What Is Third-Hand Smoke? Skin Exposure 'Mimics' The Impacts Of Actual Smoking

Ateam of researchers has found another means by which smoking may impact people's health. It's via third-hand smoke, which may induce skin diseases and even "mimic" the harmful impacts of actual smoking.

It is widely known that smoking is not good for health, and so is exposure to second-hand smoke. But perhaps not everyone is aware of third-hand smoke (THS).

THS is made up of the residual tobacco smoke pollutants that stay on dust and surfaces after smoking tobacco, the researchers explained in their paper, published in eBioMedicine. It may be "re-emitted into the gas phase; or react with oxidants and other compounds in the environment to yield secondary pollutants."

According to the researchers, there is a "general lack of knowledge" on the exact health impacts of exposure to THS on human health.

For their work, the researchers conducted a clinical investigation with 10 healthy, non-smoking subjects between 22 to 45 years old.
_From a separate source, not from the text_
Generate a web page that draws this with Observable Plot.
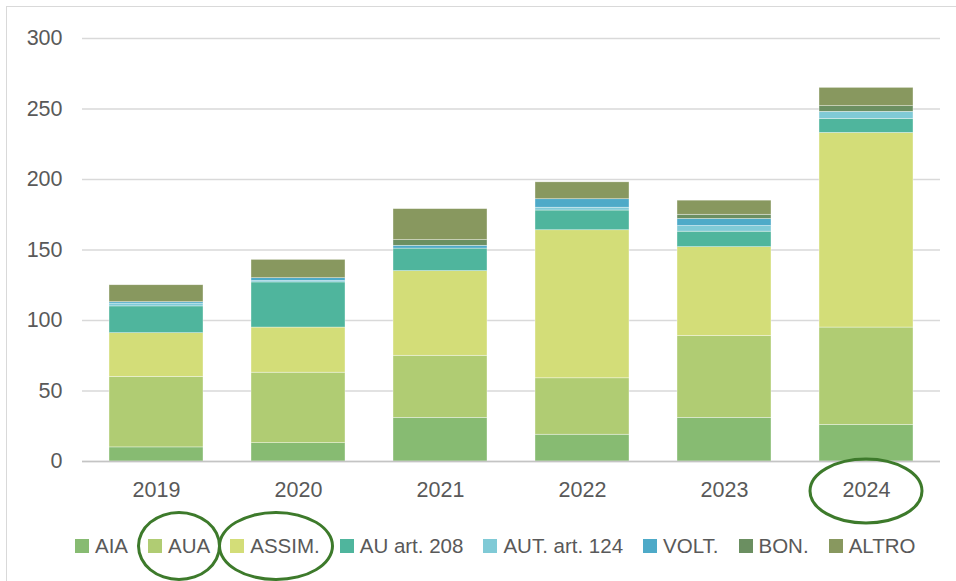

During the three-hour trials, the subjects wore clothes that were either clean or laced with THS. And each hour, they exercised on a treadmill for about 15 minutes to induce sweating and "increase dermal uptake."

"The order of the exposures was randomized and separated by 20-30 days," the researchers noted. "Each participant received both exposures."
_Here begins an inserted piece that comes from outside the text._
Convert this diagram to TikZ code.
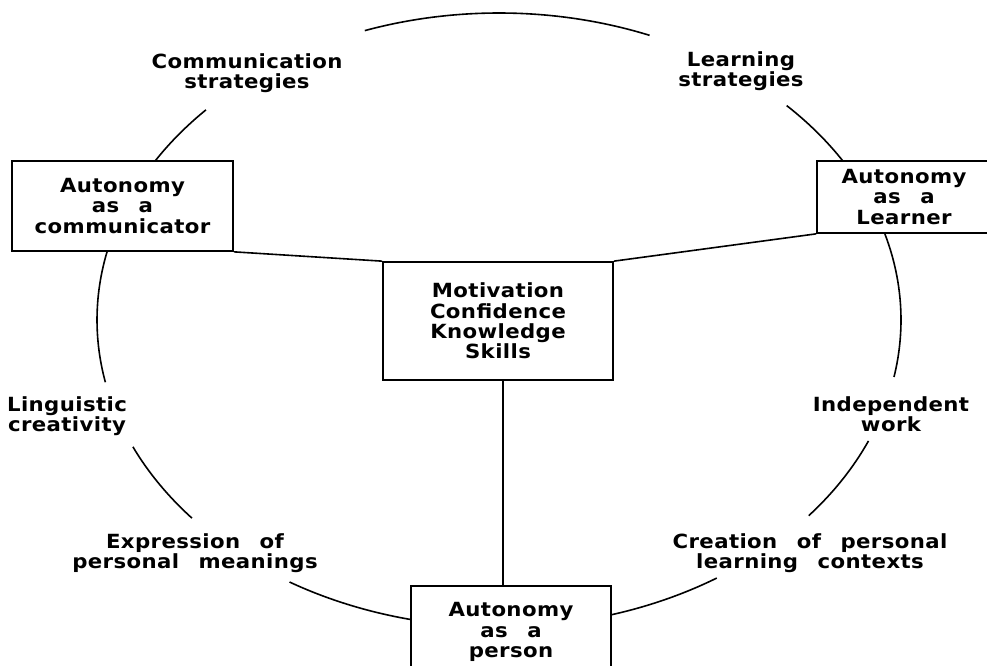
\documentclass[tikz,border=0pt]{standalone}
\usepackage{fontspec}
\usetikzlibrary{backgrounds}
\newfontfamily\dfont{DejaVu Sans}[LetterSpace=2,WordSpace=2.5,FakeStretch=1.09]
\begin{document}
\begin{tikzpicture}[x=1pt,y=1pt,
  lab/.style={font=\dfont\bfseries\fontsize{19.5}{20.3}\selectfont, align=center, inner sep=0pt},
  box/.style={lab, draw, line width=1.7pt, fill=white},
  ring/.style={line width=1.6pt},
  link/.style={line width=1.6pt}]
\useasboundingbox (0,0) rectangle (987,665);
\coordinate (C) at (499,345);
% boxes
\node[box, minimum width=221pt, minimum height=90pt] (comm) at (122.5,459) {Autonomy\\as a\\communicator};
\node[box, minimum width=174pt, minimum height=72pt] (learner) at (904,468) {Autonomy\\as a\\Learner};
\node[box, minimum width=230pt, minimum height=118pt] (core) at (498,344) {Motivation\\Confidence\\Knowledge\\Skills};
\node[box, minimum width=200pt, minimum height=92pt] (person) at (511,33) {Autonomy\\as a\\person};
% labels
\node[lab] (lcomm) at (247,592) {Communication\\strategies};
\node[lab] (llearn) at (741,594) {Learning\\strategies};
\node[lab] (lling) at (67,249) {Linguistic\\creativity};
\node[lab] (lexpr) at (195,112) {Expression of\\personal meanings};
\node[lab] (lindep) at (891,251) {Independent\\work};
\node[lab] (lcreate) at (810,112) {Creation of personal\\learning contexts};
\begin{pgfonlayer}{background}
\foreach \a/\b in {68/109.5, 136.8/150, 165/191.7, 204.4/220.2, 238.6/260, 284/302.8, 320.4/336.8, 349.3/378, 29/44.3}
  \draw[ring] (C) ++(\a:402pt and 307pt) arc[start angle=\a, end angle=\b, x radius=402pt, y radius=307pt];
\draw[link] (comm.south east) -- (core.north west);
\draw[link] (learner.south west) -- (core.north east);
\coordinate (cs) at ([xshift=5pt]core.south);
\draw[link] (cs) -- (cs |- person.north);
\end{pgfonlayer}
\end{tikzpicture}
\end{document}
Plasma and urine samples were collected prior to the exposure as well as three and eight hours after, when they woke up the next morning and 22 hours after the exposure.

Indeed, the researchers found that those who were exposed to THS had elevated levels of "urinary biomarkers of oxidative damage to DNA, lipids and proteins." These even stayed elevated even after they were no longer exposed.
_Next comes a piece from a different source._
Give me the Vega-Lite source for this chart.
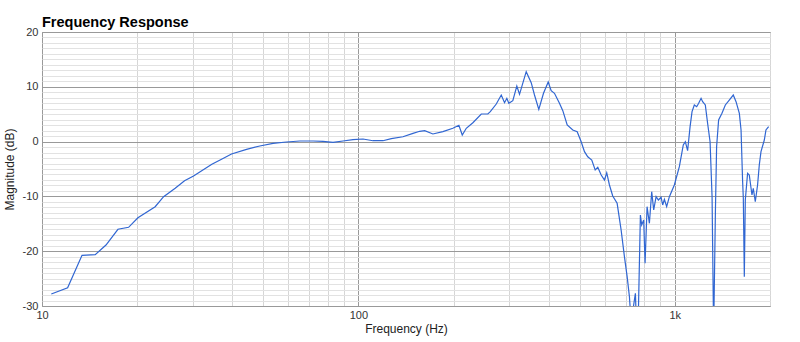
{
  "$schema": "https://vega.github.io/schema/vega-lite/v6.json",
  "width": 728,
  "height": 274,
  "autosize": {"type": "none"},
  "padding": {"left": 42, "top": 32, "right": 30, "bottom": 36},
  "background": "white",
  "title": {"text": "Frequency Response", "anchor": "start", "frame": "group", "font": "Liberation Sans", "fontSize": 14.5, "fontWeight": "bold", "color": "#000", "baseline": "bottom", "offset": 0, "dy": 18},
  "config": {"view": {"stroke": "#999", "strokeWidth": 1}},
  "data": {"values": [
    {"freq": 10.70, "db": -27.81}, {"freq": 12.05, "db": -26.66}, {"freq": 13.38, "db": -20.75}, {"freq": 14.73, "db": -20.64},
    {"freq": 15.93, "db": -18.87}, {"freq": 17.38, "db": -16.0}, {"freq": 18.78, "db": -15.64}, {"freq": 20.10, "db": -13.89},
    {"freq": 22.79, "db": -11.88}, {"freq": 24.23, "db": -10.05}, {"freq": 26.36, "db": -8.52}, {"freq": 28.22, "db": -7.14},
    {"freq": 30.13, "db": -6.28}, {"freq": 34.42, "db": -4.14}, {"freq": 36.94, "db": -3.23}, {"freq": 39.72, "db": -2.26},
    {"freq": 44.31, "db": -1.41}, {"freq": 48.80, "db": -0.80}, {"freq": 53.74, "db": -0.31}, {"freq": 59.25, "db": -0.07},
    {"freq": 65.27, "db": 0.11}, {"freq": 71.89, "db": 0.11}, {"freq": 77.30, "db": 0.05}, {"freq": 83.15, "db": -0.13},
    {"freq": 89.42, "db": 0.11}, {"freq": 96.16, "db": 0.35}, {"freq": 103.4, "db": 0.47}, {"freq": 111.2, "db": 0.16},
    {"freq": 119.6, "db": 0.16}, {"freq": 127.1, "db": 0.53}, {"freq": 138.3, "db": 0.89}, {"freq": 148.8, "db": 1.51},
    {"freq": 156.2, "db": 1.88}, {"freq": 162.0, "db": 1.99}, {"freq": 172.0, "db": 1.39}, {"freq": 185.0, "db": 1.81},
    {"freq": 198.9, "db": 2.43}, {"freq": 207.8, "db": 2.97}, {"freq": 213.0, "db": 1.20}, {"freq": 219.3, "db": 2.43},
    {"freq": 230.1, "db": 3.45}, {"freq": 244.6, "db": 5.04}, {"freq": 256.6, "db": 5.04}, {"freq": 261.2, "db": 5.46},
    {"freq": 272.8, "db": 6.86}, {"freq": 282.9, "db": 8.50}, {"freq": 289.7, "db": 7.10}, {"freq": 294.6, "db": 7.90},
    {"freq": 298.9, "db": 6.99}, {"freq": 307.7, "db": 7.46}, {"freq": 316.8, "db": 10.15}, {"freq": 323.1, "db": 8.63},
    {"freq": 339.2, "db": 12.76}, {"freq": 351.8, "db": 10.75}, {"freq": 360.3, "db": 8.50}, {"freq": 371.8, "db": 5.89},
    {"freq": 384.7, "db": 8.81}, {"freq": 398.1, "db": 10.88}, {"freq": 406.8, "db": 9.29}, {"freq": 416.7, "db": 8.81},
    {"freq": 432.1, "db": 6.99}, {"freq": 442.7, "db": 5.64}, {"freq": 457.1, "db": 3.03}, {"freq": 476.1, "db": 2.12},
    {"freq": 491.6, "db": 1.81}, {"freq": 506.1, "db": -0.02}, {"freq": 518.4, "db": -1.84}, {"freq": 530.9, "db": -2.76},
    {"freq": 546.6, "db": -3.36}, {"freq": 560.4, "db": -5.18}, {"freq": 571.1, "db": -4.69}, {"freq": 585.4, "db": -6.09},
    {"freq": 599.6, "db": -7.01}, {"freq": 609.5, "db": -5.68}, {"freq": 621.6, "db": -7.92}, {"freq": 636.7, "db": -9.93},
    {"freq": 657.4, "db": -11.26}, {"freq": 676.8, "db": -16.13}, {"freq": 693.3, "db": -21.0}, {"freq": 707.1, "db": -24.65},
    {"freq": 719.0, "db": -28.30}, {"freq": 727.8, "db": -33.0}, {"freq": 750.9, "db": -27.68}, {"freq": 756.4, "db": -33.0},
    {"freq": 767.5, "db": -31.0}, {"freq": 778.7, "db": -13.39}, {"freq": 786.1, "db": -15.22}, {"freq": 797.6, "db": -14.31},
    {"freq": 805.7, "db": -22.21}, {"freq": 817.5, "db": -11.88}, {"freq": 831.4, "db": -14.91}, {"freq": 845.5, "db": -9.14},
    {"freq": 857.9, "db": -12.48}, {"freq": 873.0, "db": -10.05}, {"freq": 887.6, "db": -10.66}, {"freq": 905.4, "db": -10.16},
    {"freq": 915.9, "db": -11.57}, {"freq": 927.3, "db": -10.53}, {"freq": 942.8, "db": -11.88}, {"freq": 961.6, "db": -10.05},
    {"freq": 997.0, "db": -7.92}, {"freq": 1034, "db": -4.58}, {"freq": 1064, "db": -0.62}, {"freq": 1080, "db": -0.02},
    {"freq": 1098, "db": -1.66}, {"freq": 1118, "db": 2.72}, {"freq": 1134, "db": 5.46}, {"freq": 1153, "db": 6.68},
    {"freq": 1173, "db": 6.37}, {"freq": 1190, "db": 6.99}, {"freq": 1211, "db": 7.90}, {"freq": 1225, "db": 7.28},
    {"freq": 1249, "db": 6.68}, {"freq": 1270, "db": 3.34}, {"freq": 1293, "db": -0.02}, {"freq": 1312, "db": -10.05},
    {"freq": 1327, "db": -35.0}, {"freq": 1344, "db": -13.08}, {"freq": 1356, "db": -0.93}, {"freq": 1376, "db": 3.94},
    {"freq": 1410, "db": 5.16}, {"freq": 1445, "db": 6.68}, {"freq": 1487, "db": 7.59}, {"freq": 1531, "db": 8.50},
    {"freq": 1562, "db": 7.28}, {"freq": 1600, "db": 5.16}, {"freq": 1620, "db": 2.12}, {"freq": 1638, "db": -7.01},
    {"freq": 1647, "db": -10.35}, {"freq": 1659, "db": -24.65}, {"freq": 1671, "db": -10.66}, {"freq": 1699, "db": -5.78},
    {"freq": 1720, "db": -6.09}, {"freq": 1754, "db": -9.74}, {"freq": 1771, "db": -8.52}, {"freq": 1797, "db": -10.97},
    {"freq": 1827, "db": -7.92}, {"freq": 1850, "db": -4.27}, {"freq": 1873, "db": -1.84}, {"freq": 1919, "db": 0.29},
    {"freq": 1942, "db": 2.12}, {"freq": 1980, "db": 2.72}
  ]},
  "mark": {"type": "line", "clip": true, "color": "#3066d2", "strokeWidth": 1.2},
  "encoding": {
    "x": {
      "field": "freq", "type": "quantitative",
      "scale": {"type": "log", "domain": [10, 2000], "nice": false},
      "axis": {
        "values": [10, 20, 30, 40, 50, 60, 70, 80, 90, 100, 200, 300, 400, 500, 600, 700, 800, 900, 1000, 2000],
        "labelExpr": "datum.value == 1000 ? '1k' : (datum.value == 10 || datum.value == 100) ? '' + datum.value : ''",
        "labelOverlap": false, "labelFlush": false,
        "labelFont": "Liberation Sans", "labelFontSize": 11, "labelColor": "#333", "labelPadding": 3,
        "domain": false, "ticks": false,
        "grid": true,
        "gridColor": {"condition": {"test": "datum.value == 10 || datum.value == 100 || datum.value == 1000", "value": "#999999"}, "value": "#d6d6d6"},
        "gridWidth": 1,
        "title": "Frequency (Hz)", "titleFont": "Liberation Sans", "titleFontSize": 12, "titleFontWeight": "normal", "titleColor": "#222", "titlePadding": 3
      }
    },
    "y": {
      "field": "db", "type": "quantitative",
      "scale": {"domain": [-30, 20], "nice": false},
      "axis": {
        "values": [-30, -29, -28, -27, -26, -25, -24, -23, -22, -21, -20, -19, -18, -17, -16, -15, -14, -13, -12, -11, -10, -9, -8, -7, -6, -5, -4, -3, -2, -1, 0, 1, 2, 3, 4, 5, 6, 7, 8, 9, 10, 11, 12, 13, 14, 15, 16, 17, 18, 19, 20],
        "labelExpr": "datum.value % 10 == 0 ? '' + datum.value : ''",
        "labelOverlap": false, "labelFlush": false,
        "labelFont": "Liberation Sans", "labelFontSize": 11, "labelColor": "#333", "labelPadding": 4,
        "domain": false, "ticks": false,
        "grid": true,
        "gridColor": {"condition": {"test": "datum.value % 10 == 0", "value": "#999999"}, "value": "#e2e2e2"},
        "gridWidth": 1,
        "title": "Magnitude (dB)", "titleFont": "Liberation Sans", "titleFontSize": 12, "titleFontWeight": "normal", "titleColor": "#222", "titlePadding": 6
      }
    }
  }
}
"We found exposure of human skin to THS initiates mechanisms of inflammatory skin disease, and elevates urinary biomarkers of oxidative harm, which could lead to other diseases, such as cancer, heart disease and atherosclerosis," one of the study authors, Shane Sakamaki-Ching, who graduated from the University of California-Riverside (UCR), said in the university news release.

The impacts are similar to or "mimics" the ones observed in actual cigarette smokers, the researchers said. And while the exposures during the study were brief, and thus were "unlikely" to cause skin disease, the markers that the researchers found were "associated with early-stage activation of contact dermatitis, psoriasis and other skin conditions."

Skin diseases such as allergic contact dermatitis and psoriasis have been linked to cigarette use, researchers said.

"These results demonstrate acute dermal THS exposure is not only harmful to humans, but also has the potential to initiate diseases," they wrote.

This sheds light on just how THS may impact people, perhaps even without knowing it.

"If you buy a used car previously owned by a smoker, you are putting yourself at some health risk. If you go to a casino that allows smoking, you are exposing your skin to THS," the study's corresponding author, Prue Talbot of UCR, said in the news release. "The same applies to staying in a hotel room that was previously occupied by a smoker."

As such, the results of the study may help doctors in diagnosing people who have a history of exposure to THS and also guide policies in limiting THS exposures.